China Prioritizes Cutting Trade Surplus

"Cutting the huge trade surplus is the priority task for 2007," stated Chinese Commerce Minister Bo Xilai Jan. 14., as official figures, published in China Daily, confirmed that China's trade surplus jumped 74% in 2006, to a record $177.5. If this rate of growth of the trade surplus continues, Bo Xilai said, it would reach $300 billion, which "is likely to transform an economic problem into a political one. The yawning trade surplus with the United States and EU has strained China's foreign trade environment, triggering more frequent trade friction."

This overly large trade surplus is not good for China's sustained economic growth, and the government will "decisively" move to reduce China's low-value-added, high-energy-consuming products. China's processing trade is about half its exports, but the nation as a whole profits little from this trade. To prevent a big growth in unemployment, manufacturers for the processing trade will be encouraged to produce for the domestic market, Bo said. The effort is clearly aimed at cutting eastern China's export driven region, since they point out that "the central government would continue to encourage exports from central and western China."

Economist Fan Gang said it would take two years to cut the structural trade surplus. Meanwhile, the government is trying to increase imports, including in the energy sector, resources, and key technologies and equipment.

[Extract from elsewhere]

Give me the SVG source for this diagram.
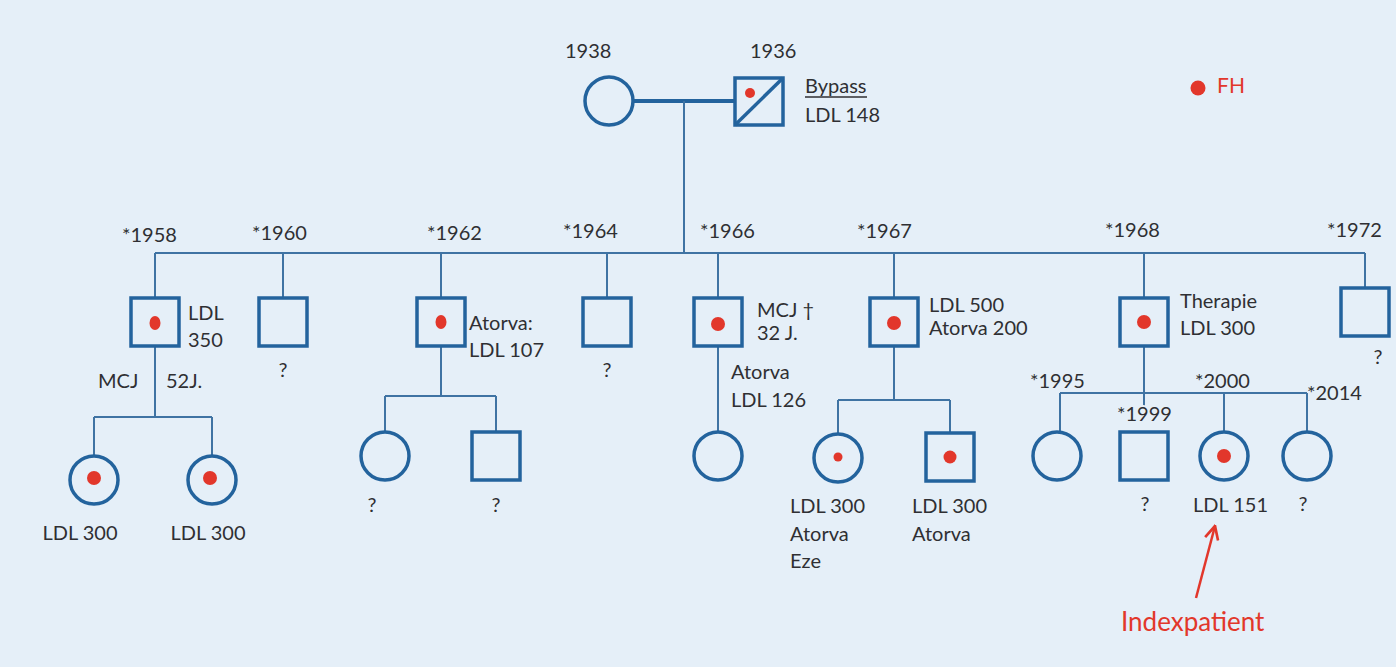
<svg xmlns="http://www.w3.org/2000/svg" width="1396" height="667" viewBox="0 0 1396 667">
<style>
.bg{fill:#e5eff8}
.n{fill:none;stroke:#23639d;stroke-width:3.5}
.c{fill:none;stroke:#3f73a3;stroke-width:2}
.m{fill:none;stroke:#23639d;stroke-width:4}
.d{fill:#e2372b}
text{font-family:Lato,"Liberation Sans",sans-serif;font-size:20px;fill:#2f2f33}
.r{fill:#e2372b}
</style>
<defs>
<marker id="ah" viewBox="0 0 12 12" refX="11" refY="6" markerWidth="16" markerHeight="16" markerUnits="userSpaceOnUse" orient="auto"><path d="M1,1 L11,6 L1,11" fill="none" stroke="#e2372b" stroke-width="2"/></marker>
</defs>
<rect class="bg" x="0" y="0" width="1396" height="667"/>

<g id="connectors">
<line class="m" x1="633" y1="101" x2="735" y2="101"/>
<line class="c" x1="684" y1="101" x2="684" y2="253"/>
<line class="c" x1="155" y1="253" x2="1365" y2="253"/>
<line class="c" x1="155" y1="253" x2="155" y2="298"/>
<line class="c" x1="283" y1="253" x2="283" y2="298"/>
<line class="c" x1="441" y1="253" x2="441" y2="298"/>
<line class="c" x1="607" y1="253" x2="607" y2="298"/>
<line class="c" x1="718" y1="253" x2="718" y2="298"/>
<line class="c" x1="894" y1="253" x2="894" y2="298"/>
<line class="c" x1="1144" y1="253" x2="1144" y2="298"/>
<line class="c" x1="1365" y1="253" x2="1365" y2="288"/>
<line class="c" x1="155" y1="347" x2="155" y2="417"/>
<line class="c" x1="94" y1="417" x2="212" y2="417"/>
<line class="c" x1="94" y1="417" x2="94" y2="456"/>
<line class="c" x1="212" y1="417" x2="212" y2="456"/>
<line class="c" x1="441" y1="347" x2="441" y2="396"/>
<line class="c" x1="385" y1="396" x2="496" y2="396"/>
<line class="c" x1="385" y1="396" x2="385" y2="432"/>
<line class="c" x1="496" y1="396" x2="496" y2="432"/>
<line class="c" x1="718" y1="347" x2="718" y2="432"/>
<line class="c" x1="894" y1="347" x2="894" y2="400"/>
<line class="c" x1="838" y1="400" x2="950" y2="400"/>
<line class="c" x1="838" y1="400" x2="838" y2="434"/>
<line class="c" x1="950" y1="400" x2="950" y2="433"/>
<line class="c" x1="1144" y1="347" x2="1144" y2="406"/>
<line class="c" x1="1060" y1="393" x2="1307" y2="393"/>
<line class="c" x1="1060" y1="393" x2="1060" y2="432"/>
<line class="c" x1="1224" y1="393" x2="1224" y2="432"/>
<line class="c" x1="1307" y1="393" x2="1307" y2="432"/>
<line x1="1196" y1="598" x2="1215" y2="526" stroke="#e2372b" stroke-width="2.5" marker-end="url(#ah)"/>
</g>

<g id="legend">
<circle class="d" cx="1198" cy="88" r="7.5"/>
<text x="1217" y="93" class="r" style="font-size:21px">FH</text>
</g>

<g id="gm1938">
<text x="565" y="58">1938</text>
<circle class="n" cx="609" cy="101" r="24"/>
</g>
<g id="gf1936">
<text x="750" y="58">1936</text>
<rect class="n" x="735" y="78" width="48" height="47"/>
<line class="n" x1="735" y1="125" x2="783" y2="78"/>
<circle class="d" cx="750" cy="93" r="5"/>
<text x="805" y="93">Bypass</text>
<line x1="805" y1="97" x2="867" y2="97" stroke="#2f2f33" stroke-width="1.3"/>
<text x="805" y="122">LDL 148</text>
</g>

<g id="s1958">
<text x="122" y="242">*1958</text>
<rect class="n" x="131" y="298" width="48" height="48"/>
<ellipse class="d" cx="155" cy="323" rx="5.5" ry="7"/>
<text x="188" y="320">LDL</text>
<text x="188" y="347">350</text>
<text x="98" y="388">MCJ</text>
<text x="166" y="388">52J.</text>
</g>
<g id="s1960">
<text x="252" y="240">*1960</text>
<rect class="n" x="259" y="298" width="48" height="48"/>
<text x="283" y="377" text-anchor="middle">?</text>
</g>
<g id="s1962">
<text x="427" y="240">*1962</text>
<rect class="n" x="417" y="298" width="48" height="48"/>
<ellipse class="d" cx="441" cy="322" rx="5.5" ry="7"/>
<text x="469" y="330">Atorva:</text>
<text x="469" y="357">LDL 107</text>
</g>
<g id="s1964">
<text x="563" y="238">*1964</text>
<rect class="n" x="583" y="298" width="48" height="48"/>
<text x="607" y="377" text-anchor="middle">?</text>
</g>
<g id="s1966">
<text x="700" y="238">*1966</text>
<rect class="n" x="694" y="298" width="48" height="48"/>
<circle class="d" cx="718" cy="324" r="7"/>
<text x="757" y="317">MCJ †</text>
<text x="757" y="340">32 J.</text>
<text x="731" y="379">Atorva</text>
<text x="731" y="407">LDL 126</text>
</g>
<g id="s1967">
<text x="857" y="238">*1967</text>
<rect class="n" x="870" y="298" width="48" height="48"/>
<circle class="d" cx="894" cy="323" r="7"/>
<text x="929" y="312">LDL 500</text>
<text x="929" y="335">Atorva 200</text>
</g>
<g id="s1968">
<text x="1105" y="237">*1968</text>
<rect class="n" x="1120" y="298" width="48" height="48"/>
<circle class="d" cx="1144" cy="322" r="7"/>
<text x="1180" y="308">Therapie</text>
<text x="1180" y="335">LDL 300</text>
</g>
<g id="s1972">
<text x="1327" y="237">*1972</text>
<rect class="n" x="1341" y="288" width="48" height="48"/>
<text x="1378" y="364" text-anchor="middle">?</text>
</g>

<g id="k1958a">
<circle class="n" cx="94" cy="480" r="24"/>
<circle class="d" cx="94" cy="478" r="7"/>
<text x="80" y="540" text-anchor="middle">LDL 300</text>
</g>
<g id="k1958b">
<circle class="n" cx="212" cy="480" r="24"/>
<circle class="d" cx="210" cy="478" r="7"/>
<text x="208" y="540" text-anchor="middle">LDL 300</text>
</g>
<g id="k1962a">
<circle class="n" cx="385" cy="456" r="24"/>
<text x="372" y="512" text-anchor="middle">?</text>
</g>
<g id="k1962b">
<rect class="n" x="472" y="432" width="48" height="48"/>
<text x="496" y="512" text-anchor="middle">?</text>
</g>
<g id="k1966">
<circle class="n" cx="718" cy="456" r="24"/>
</g>
<g id="k1967a">
<circle class="n" cx="838" cy="458" r="24"/>
<circle class="d" cx="838" cy="457" r="4.5"/>
<text x="790" y="513">LDL 300</text>
<text x="790" y="541">Atorva</text>
<text x="790" y="568">Eze</text>
</g>
<g id="k1967b">
<rect class="n" x="926" y="433" width="48" height="48"/>
<circle class="d" cx="950" cy="457" r="6.5"/>
<text x="912" y="513">LDL 300</text>
<text x="912" y="541">Atorva</text>
</g>
<g id="k1995">
<text x="1030" y="388">*1995</text>
<circle class="n" cx="1057" cy="456" r="24"/>
</g>
<g id="k1999">
<rect class="n" x="1120" y="432" width="48" height="48"/>
<text x="1117" y="421" style="paint-order:stroke" stroke="#e5eff8" stroke-width="4">*1999</text>
<text x="1145" y="511" text-anchor="middle">?</text>
</g>
<g id="k2000">
<text x="1195" y="388">*2000</text>
<circle class="n" cx="1224" cy="456" r="24"/>
<circle class="d" cx="1224" cy="456" r="7"/>
<text x="1193" y="512">LDL 151</text>
</g>
<g id="k2014">
<text x="1307" y="400">*2014</text>
<circle class="n" cx="1307" cy="456" r="24"/>
<text x="1303" y="511" text-anchor="middle">?</text>
</g>
<g id="index">
<text x="1121" y="631" class="r" style="font-size:26px">Indexpatient</text>
</g>
</svg>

Philippine Commentators on Bush's Madness

Ding Lichauco, a nationalist economist, wrote in the Philippines Tribune Jan. 15 that President George W. Bush has turned Saddam Hussein into the "Jose Rizal" of the Arab world (Rizal, the father of the revolution against Spanish power, was "stupidly" executed by the colonialists, unleashing the successful revolt against Spain.) Lichauco refers to the "political imbecile at the White House," who, "if he has a single grain of sanity left," would recognize that he "just may have created the legend and the rage that would unite all the Arabs against America." Lichauco concludes: "You see, in Bush, America and the world are dealing with a pure psycho, who also happens to be feeble-minded. American democracy which placed such a psycho in the White House should be reexamined."

Also, Randy David, a regular political commentator in the Philippines, writing in the Inquirer under the headline, "Bush's Surge of Madness," asks why the war in Iraq is only looked at from the American perspective. "We do not hear the voice of the Iraqi people in this war, neither do we feel their pain.... Bush tapped into a vein of American paranoia when he issued the order to invade Iraq in March 2003. The line he peddled to the American people was that the Iraqi government was a threat to all Americans and to their way of life.... How do you deal with a thoughtless man like this?"